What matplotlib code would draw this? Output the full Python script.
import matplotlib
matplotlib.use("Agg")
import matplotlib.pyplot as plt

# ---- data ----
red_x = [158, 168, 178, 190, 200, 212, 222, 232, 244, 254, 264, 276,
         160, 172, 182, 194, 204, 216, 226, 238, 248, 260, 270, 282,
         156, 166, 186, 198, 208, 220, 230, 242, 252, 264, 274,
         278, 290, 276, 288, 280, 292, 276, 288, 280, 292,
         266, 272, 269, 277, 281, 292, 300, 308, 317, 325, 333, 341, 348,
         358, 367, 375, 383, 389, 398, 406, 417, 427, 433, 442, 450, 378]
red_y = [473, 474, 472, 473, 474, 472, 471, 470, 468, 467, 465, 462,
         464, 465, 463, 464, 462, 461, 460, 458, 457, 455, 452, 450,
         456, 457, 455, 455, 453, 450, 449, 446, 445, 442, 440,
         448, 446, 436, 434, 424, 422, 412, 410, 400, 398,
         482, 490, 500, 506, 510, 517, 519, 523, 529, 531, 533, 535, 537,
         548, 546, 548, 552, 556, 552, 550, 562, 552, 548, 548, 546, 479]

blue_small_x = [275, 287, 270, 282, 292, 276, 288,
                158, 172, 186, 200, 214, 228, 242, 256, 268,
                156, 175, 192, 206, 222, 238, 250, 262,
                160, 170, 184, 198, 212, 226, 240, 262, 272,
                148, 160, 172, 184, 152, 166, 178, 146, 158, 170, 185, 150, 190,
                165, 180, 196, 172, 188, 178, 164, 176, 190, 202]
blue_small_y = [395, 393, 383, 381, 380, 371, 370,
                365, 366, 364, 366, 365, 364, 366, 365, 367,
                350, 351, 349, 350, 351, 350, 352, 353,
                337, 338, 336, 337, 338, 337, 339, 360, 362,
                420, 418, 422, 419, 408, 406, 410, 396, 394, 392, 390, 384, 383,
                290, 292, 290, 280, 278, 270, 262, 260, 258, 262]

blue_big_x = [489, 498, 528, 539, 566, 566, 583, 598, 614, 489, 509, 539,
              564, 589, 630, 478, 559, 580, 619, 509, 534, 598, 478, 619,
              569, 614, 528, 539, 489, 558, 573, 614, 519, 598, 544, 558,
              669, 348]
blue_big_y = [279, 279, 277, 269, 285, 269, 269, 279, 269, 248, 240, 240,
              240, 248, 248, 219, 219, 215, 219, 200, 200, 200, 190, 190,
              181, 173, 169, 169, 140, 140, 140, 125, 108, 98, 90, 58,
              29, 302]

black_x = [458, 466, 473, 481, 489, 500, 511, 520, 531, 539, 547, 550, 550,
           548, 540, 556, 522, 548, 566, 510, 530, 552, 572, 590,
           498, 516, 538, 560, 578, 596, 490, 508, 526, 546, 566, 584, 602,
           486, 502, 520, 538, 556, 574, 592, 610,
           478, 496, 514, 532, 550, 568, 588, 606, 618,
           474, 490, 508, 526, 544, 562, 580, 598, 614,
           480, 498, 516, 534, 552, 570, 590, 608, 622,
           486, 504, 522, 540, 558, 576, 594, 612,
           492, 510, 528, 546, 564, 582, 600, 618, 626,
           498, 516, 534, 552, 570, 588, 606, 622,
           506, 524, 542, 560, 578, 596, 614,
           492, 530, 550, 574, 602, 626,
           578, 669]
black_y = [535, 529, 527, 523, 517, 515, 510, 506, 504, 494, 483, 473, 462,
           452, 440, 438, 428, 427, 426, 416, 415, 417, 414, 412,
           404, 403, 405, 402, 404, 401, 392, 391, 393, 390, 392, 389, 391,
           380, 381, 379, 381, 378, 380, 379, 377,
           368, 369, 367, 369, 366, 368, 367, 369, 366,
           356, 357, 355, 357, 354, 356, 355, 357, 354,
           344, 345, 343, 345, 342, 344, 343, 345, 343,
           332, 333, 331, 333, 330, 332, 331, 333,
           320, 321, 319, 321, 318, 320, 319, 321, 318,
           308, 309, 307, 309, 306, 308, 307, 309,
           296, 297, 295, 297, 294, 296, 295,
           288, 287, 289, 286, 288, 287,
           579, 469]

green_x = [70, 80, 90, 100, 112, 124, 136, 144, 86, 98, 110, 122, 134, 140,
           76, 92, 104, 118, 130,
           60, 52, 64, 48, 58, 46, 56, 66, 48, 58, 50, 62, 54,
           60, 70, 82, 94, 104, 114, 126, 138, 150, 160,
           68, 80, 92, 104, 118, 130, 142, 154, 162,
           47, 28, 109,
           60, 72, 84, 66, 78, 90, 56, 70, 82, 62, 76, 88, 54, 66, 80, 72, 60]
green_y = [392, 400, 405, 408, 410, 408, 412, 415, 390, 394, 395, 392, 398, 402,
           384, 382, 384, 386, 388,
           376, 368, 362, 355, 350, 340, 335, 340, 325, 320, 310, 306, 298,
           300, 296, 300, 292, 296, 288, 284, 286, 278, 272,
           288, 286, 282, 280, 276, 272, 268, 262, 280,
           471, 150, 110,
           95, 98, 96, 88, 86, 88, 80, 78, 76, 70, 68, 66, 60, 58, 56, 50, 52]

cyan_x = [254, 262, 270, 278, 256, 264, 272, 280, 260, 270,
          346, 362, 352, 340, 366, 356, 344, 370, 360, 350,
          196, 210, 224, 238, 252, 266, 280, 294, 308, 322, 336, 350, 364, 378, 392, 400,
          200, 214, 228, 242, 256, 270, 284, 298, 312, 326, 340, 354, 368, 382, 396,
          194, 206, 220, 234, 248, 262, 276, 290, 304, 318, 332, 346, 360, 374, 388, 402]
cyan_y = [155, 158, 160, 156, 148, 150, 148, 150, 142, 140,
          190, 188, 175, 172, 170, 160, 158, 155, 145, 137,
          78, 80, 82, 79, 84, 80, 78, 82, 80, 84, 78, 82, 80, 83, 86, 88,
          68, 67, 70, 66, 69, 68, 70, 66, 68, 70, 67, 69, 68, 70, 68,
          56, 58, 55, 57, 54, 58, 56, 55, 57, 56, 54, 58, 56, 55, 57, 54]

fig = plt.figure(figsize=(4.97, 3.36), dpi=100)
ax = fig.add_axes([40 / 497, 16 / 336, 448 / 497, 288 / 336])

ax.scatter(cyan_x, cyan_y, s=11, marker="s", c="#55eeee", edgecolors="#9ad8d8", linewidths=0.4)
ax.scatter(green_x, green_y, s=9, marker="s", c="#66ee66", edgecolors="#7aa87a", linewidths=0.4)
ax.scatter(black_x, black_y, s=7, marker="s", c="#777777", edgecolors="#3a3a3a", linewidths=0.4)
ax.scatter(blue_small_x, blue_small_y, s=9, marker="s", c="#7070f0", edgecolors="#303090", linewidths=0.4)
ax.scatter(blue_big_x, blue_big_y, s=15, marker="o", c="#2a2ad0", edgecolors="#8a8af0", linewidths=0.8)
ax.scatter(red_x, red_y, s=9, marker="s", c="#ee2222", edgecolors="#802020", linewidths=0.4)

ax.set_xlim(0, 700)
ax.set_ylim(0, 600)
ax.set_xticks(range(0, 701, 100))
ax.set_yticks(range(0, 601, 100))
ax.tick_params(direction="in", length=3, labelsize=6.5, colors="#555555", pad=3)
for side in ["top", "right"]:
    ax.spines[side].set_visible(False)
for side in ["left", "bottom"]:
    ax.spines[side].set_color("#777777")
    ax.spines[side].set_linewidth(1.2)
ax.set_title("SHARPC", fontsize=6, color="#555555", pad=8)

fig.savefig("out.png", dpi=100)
···
■ Requirement ■
Write out exactly the lines from the start of the material through the line with "import matplotlib.pyplot as plt". No other output is expected.

■ Task output ■
What matplotlib code would draw this? Output the full Python script.
import matplotlib
matplotlib.use("Agg")
import matplotlib.pyplot as plt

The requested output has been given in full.